My findings are informed by 19 months of ongoing ethnographic field research in Calabar, capital of Cross River State, Nigeria. Fieldwork was conducted during six trips to Nigeria: 2008, 2009, 2009-2010 (year long trip supported by Fulbright-Hayes), 2014, 2016, and 2018. I am currently planning my seventh trip to continue fieldwork during the summer of 2022.

I am finishing up my final revised manuscript based on my long-term ethnographic research in Calabar, Nigeria (from 2008-present), on the masquerade culture of urban Calabar. The monograph, Masquerade and Money in Urban Nigeria: The Case of Calabar, is an effort to examine the broad masquerade culture by exploring the six prominent masquerade societies currently thriving in Calabar. In this book, I unravel the urban layers of masquerade performance, showing how “traditional” culture gains new roles or currencies within a contemporary, city-based context. I argue that urban masquerade performance provides a global platform for members to sustain themselves financially and to produce a type of space or “street stage” on which to “stand,” be heard, and expressively push back against the forces of marginalization and homogeneity.

I have also been working on developing a traveling exhibition on West African Masquerades (with two other scholars, Amanda Maples and Lisa Homann) for the Smithsonian's National Museum of African Art and the North Carolina Museum of Art. We were awarded a National Endowment of the Humanities grant of just over $60,000 to fund the preliminary expenses for this project! More specifically, it is a pre-planning NEH curatorial grant.

Most of this grant will cover myself and the other two collaborators to travel to our research sites in West Africa to commission masquerade costumes from living, active artists. And another point with this is that my 2017 article on the issues of ethical fieldwork and commissioning practices with living African artists serves as the methodological framework for this project. It is very exciting to see my research so well received and that it will be used as our core, ethical method for this project. I am excited to expand on this with my co-collaborators!
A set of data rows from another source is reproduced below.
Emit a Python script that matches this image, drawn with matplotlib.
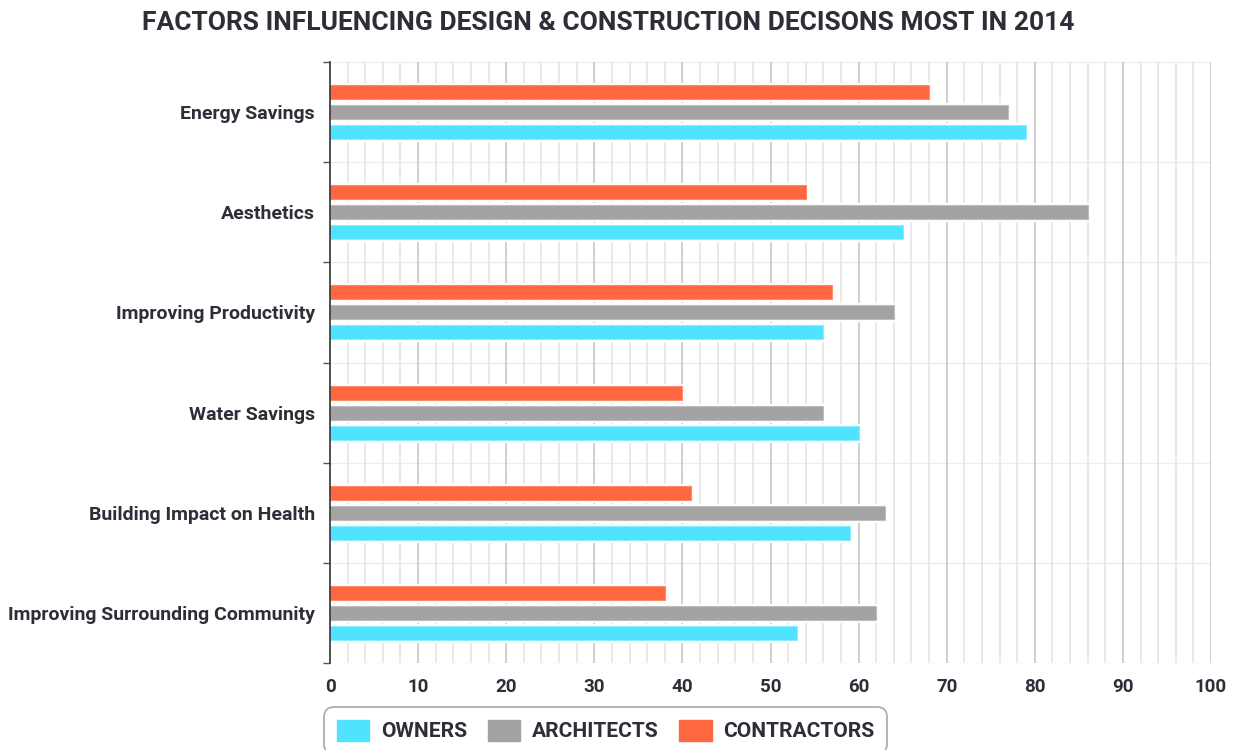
import matplotlib.pyplot as plt
import numpy as np
from matplotlib.patches import Patch

# Data
categories = ['Energy Savings', 'Aesthetics', 'Improving Productivity',
              'Water Savings', 'Building Impact on Health',
              'Improving Surrounding Community']
owners = [79, 65, 56, 60, 59, 53]
architects = [77, 86, 64, 56, 63, 62]
contractors = [68, 54, 57, 40, 41, 38]
series_names = ['OWNERS', 'ARCHITECTS', 'CONTRACTORS']
x_ticks = [0, 10, 20, 30, 40, 50, 60, 70, 80, 90, 100]

# Colours
c_owner = '#4fe3ff'
c_arch = '#a3a3a3'
c_contr = '#ff6740'
text_col = '#2e2e38'

font = ['Roboto', 'DejaVu Sans']

fig = plt.figure(figsize=(12.41, 7.5), dpi=100)
ax = fig.add_axes([330 / 1241, 1 - 663 / 750, 881 / 1241, 601 / 750])

y = np.arange(len(categories))
h = 0.14
series = [(contractors, -0.2, c_contr, '#ff8a6a'),
          (architects, 0.0, c_arch, '#bdbdbd'),
          (owners, 0.2, c_owner, '#8aedff')]
for vals, off, col, edge in series:
    # white halo so the grid stops short of each bar
    ax.barh(y + off, vals, height=h, color='white', edgecolor='white',
            linewidth=3.6, zorder=2)
    ax.barh(y + off, vals, height=h, color=col, edgecolor=edge,
            linewidth=0.8, zorder=3)

ax.set_xlim(0, 100)
ax.set_ylim(len(categories) - 0.5, -0.5)

# vertical grid: light every 2, darker every 10
for v in range(2, 101, 2):
    if v % 10 == 0:
        ax.axvline(v, color='#c8c8c8', lw=1.2, zorder=1)
    else:
        ax.axvline(v, color='#e5e5e5', lw=1.2, zorder=1)
# faint lines between categories
for b in np.arange(-0.5, len(categories), 1.0):
    ax.axhline(b, color='#eeeeee', lw=1.0, zorder=0.5)

for s in ['top', 'right', 'bottom']:
    ax.spines[s].set_visible(False)
ax.spines['left'].set_color('#333333')
ax.spines['left'].set_linewidth(1.2)
ax.spines['left'].set_zorder(4)

ax.set_xticks(x_ticks)
ax.set_xticklabels([str(t) for t in x_ticks], fontsize=13.5, fontweight='bold',
                   color=text_col, family=font)
ax.tick_params(axis='x', length=0, pad=11)

ax.set_yticks(np.arange(-0.5, len(categories), 1.0))
ax.set_yticklabels([])
ax.tick_params(axis='y', which='major', length=5, width=1.0, color='#555555')
ax.set_yticks(y, minor=True)
ax.set_yticklabels(categories, minor=True, fontsize=14, fontweight='bold',
                   color=text_col, family=font)
ax.tick_params(axis='y', which='minor', length=0, pad=11)

fig.text(608 / 1241, 1 - 23 / 750,
         'FACTORS INFLUENCING DESIGN & CONSTRUCTION DECISONS MOST IN 2014',
         ha='center', va='center', fontsize=19, fontweight='bold',
         color=text_col, family=font)

handles = [Patch(facecolor=c_owner, edgecolor=c_owner),
           Patch(facecolor=c_arch, edgecolor=c_arch),
           Patch(facecolor=c_contr, edgecolor=c_contr)]
leg = fig.legend(handles, series_names, loc='upper left',
                 bbox_to_anchor=(324 / 1241, 1 - 707 / 750), ncol=3,
                 frameon=True, fancybox=True,
                 prop={'weight': 'bold', 'size': 15.1, 'family': font},
                 handlelength=1.55, handleheight=1.2, handletextpad=0.55,
                 columnspacing=1.0, borderpad=0.6, borderaxespad=0)
for t in leg.get_texts():
    t.set_color(text_col)
leg.get_frame().set_edgecolor('#9a9a9a')
leg.get_frame().set_linewidth(1.3)
leg.get_frame().set_boxstyle('round,pad=0,rounding_size=0.5')

fig.savefig('out.png', dpi=100)
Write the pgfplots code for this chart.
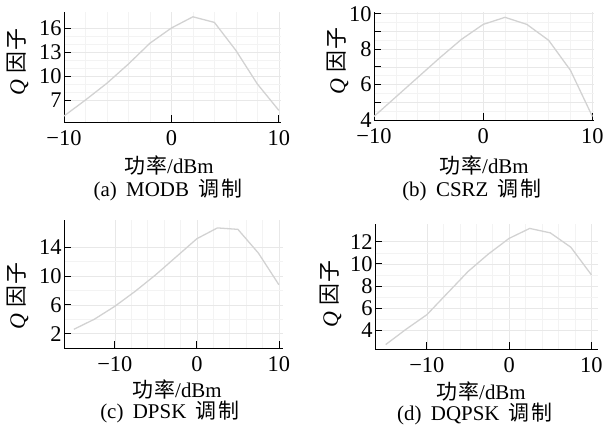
\documentclass[border=0pt]{standalone}
\usepackage{pgfplots}
\pgfplotsset{compat=1.18}
\usepackage{fontspec}
\setmainfont{Liberation Serif}
\newfontfamily\cjk{Noto Sans CJK SC}
\definecolor{curve}{HTML}{D2D2D2}
\definecolor{gmaj}{HTML}{E8E8E8}
\definecolor{gmin}{HTML}{F3F3F3}

\pgfplotsset{
  qax/.style={
    scale only axis, anchor=south west,
    axis lines=left, axis line style={-, black, line width=0.8pt},
    tick align=inside, major tick length=7bp, minor tick length=0pt,
    tick style={black, line width=0.8pt},
    grid=both, major grid style={gmaj, line width=0.6pt}, minor grid style={gmin, line width=0.5pt},
    ticklabel style={font=\fontsize{22.5}{22.5}\selectfont},
    xticklabel style={yshift=-5bp},
    yticklabel style={xshift=1bp},
    minor x tick num=4,
    clip=false,
  },
  qline/.style={curve, line width=1.3pt, mark=none},
}
\newcommand{\xl}{\fontsize{21}{21}\selectfont{\cjk 功\hspace{0.05em}率}/dBm}
\newcommand{\yl}{\fontsize{22}{22}\selectfont\textit{Q}\hspace{0.3em}{\cjk 因\hspace{0.05em}子}}
\newcommand{\subcap}[2]{\fontsize{21}{21}\selectfont(#1)\hspace{0.45em}#2\hspace{0.45em}{\cjk 调\hspace{0.1em}制}}

\begin{document}
\begin{tikzpicture}
\path[use as bounding box] (0,0) rectangle (613bp,-428bp);

% (a) MODB
\begin{axis}[qax, at={(64bp,-122bp)}, width=217bp, height=110bp,
  xmin=-10, xmax=10.2, ymin=4.25, ymax=18,
  xtick={-10,0,10}, xticklabels={−10,0,10},
  ytick={7,10,13,16}, yticklabels={7,10,13,16}, minor y tick num=2]
\addplot[qline] coordinates {(-10,5.0)(-8,7.0)(-6,9.1)(-4,11.5)(-2,14.1)(0,16.0)(2,17.4)(4,16.7)(6,13.2)(8,9.0)(10,5.7)};
\end{axis}

% (b) CSRZ
\begin{axis}[qax, at={(374bp,-120bp)}, width=220bp, height=108bp,
  xmin=-10, xmax=10.15, ymin=4, ymax=10.1,
  xtick={-10,0,10}, xticklabels={−10,0,10},
  ytick={4,5,6,7,8,9,10}, yticklabels={4,,6,,8,,10}, minor y tick num=1]
\addplot[qline] coordinates {(-10,4.2)(-8,5.3)(-6,6.4)(-4,7.5)(-2,8.55)(0,9.4)(2,9.8)(4,9.4)(6,8.5)(8,6.8)(10,4.2)};
\end{axis}

% (c) DPSK
\begin{axis}[qax, at={(64bp,-348bp)}, width=219bp, height=128bp,
  xmin=-16.2, xmax=10.5, ymin=0, ymax=17.8,
  xtick={-10,0,10}, xticklabels={−10,0,10},
  ytick={2,6,10,14}, yticklabels={2,6,10,14}, minor y tick num=1]
\addplot[qline] coordinates {(-15,2.6)(-12.5,4.0)(-10,5.8)(-7.5,7.9)(-5,10.2)(-2.5,12.7)(0,15.2)(2.5,16.7)(5,16.5)(7.5,13.2)(10,8.8)};
\end{axis}

% (d) DQPSK
\begin{axis}[qax, at={(375bp,-349bp)}, width=223bp, height=125bp,
  xmin=-16.3, xmax=10.8, ymin=2.3, ymax=13.6,
  xtick={-10,0,10}, xticklabels={−10,0,10},
  ytick={4,6,8,10,12}, yticklabels={4,6,8,10,12}, minor y tick num=1]
\addplot[qline] coordinates {(-15,2.7)(-12.5,4.1)(-10,5.4)(-7.5,7.35)(-5,9.3)(-2.5,10.9)(0,12.3)(2.5,13.2)(5,12.8)(7.5,11.5)(10,9.0)};
\end{axis}

% axis labels and captions
\node at (169bp,-165bp) {\xl};
\node at (484bp,-165bp) {\xl};
\node at (177bp,-389bp) {\xl};
\node at (481bp,-391bp) {\xl};
\node[rotate=90] at (18bp,-62bp) {\yl};
\node[rotate=90] at (338bp,-61bp) {\yl};
\node[rotate=90] at (18bp,-296bp) {\yl};
\node[rotate=90] at (331bp,-294bp) {\yl};
\node at (168bp,-190bp) {\subcap{a}{MODB}};
\node at (472bp,-190bp) {\subcap{b}{CSRZ}};
\node at (170bp,-412bp) {\subcap{c}{DPSK}};
\node at (475bp,-414bp) {\subcap{d}{DQPSK}};
\end{tikzpicture}
\end{document}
Jordan Fenton participates in a procession

Fenton performing with fellow members during his initiation and installation into chief and titleholder of the Nigerian Ekpe/Mgbe secret society, Calabar, 2008.

Masquerade costume

Ekpe/Mgbe Ebonko masquerade by Chief Ekpenyong Bassey Nsa. Collected and commissioned by Fenton for the permanent collection of Miami's Art Museum in 2018. The commission ties to his research engaging more ethical ways/methods of working with underrepresented indigenous artists.

Has the COVID-19 pandemic affected your research?

COVID has disrupted my research schedule of returning to Nigeria about every two summers. I was supposed to travel back to Calabar, Nigeria, last summer and this summer to continue fieldwork, especially this summer for the HEH award. However, due to COVID, I will be pushing research back to next summer of 2022 to continue work for the exhibition and NEH project.

What are your plans for the coming year?

Jordan Fenton and a group sit cross legged on the floor

Fenton working with herbalist Chief (Dr.) Asuquo Effiong during a 2018 summer research trip.

In addition to publishing the aforementioned book and continuing work on the Smithsonian Exhibition and NEH project, I plan to work on publishing a reader for the Art of Africa, Oceania and Native America (as a companion text for my ART 162: Africa, Oceania and Native America course.)

After that, I start working on a second monograph investigating Nsibidi, an esoteric art form, language, and knowledge system of southeastern Nigeria and West Cameroon. It is a visual and performed system of knowledge/language that is deeply embedded into the masquerade culture I have been studying in Calabar since 2008. I have also been very fortunate as I have been apprenticed into this esoteric knowledge system over the last 13 years during my ethnographic work in Calabar, Nigeria.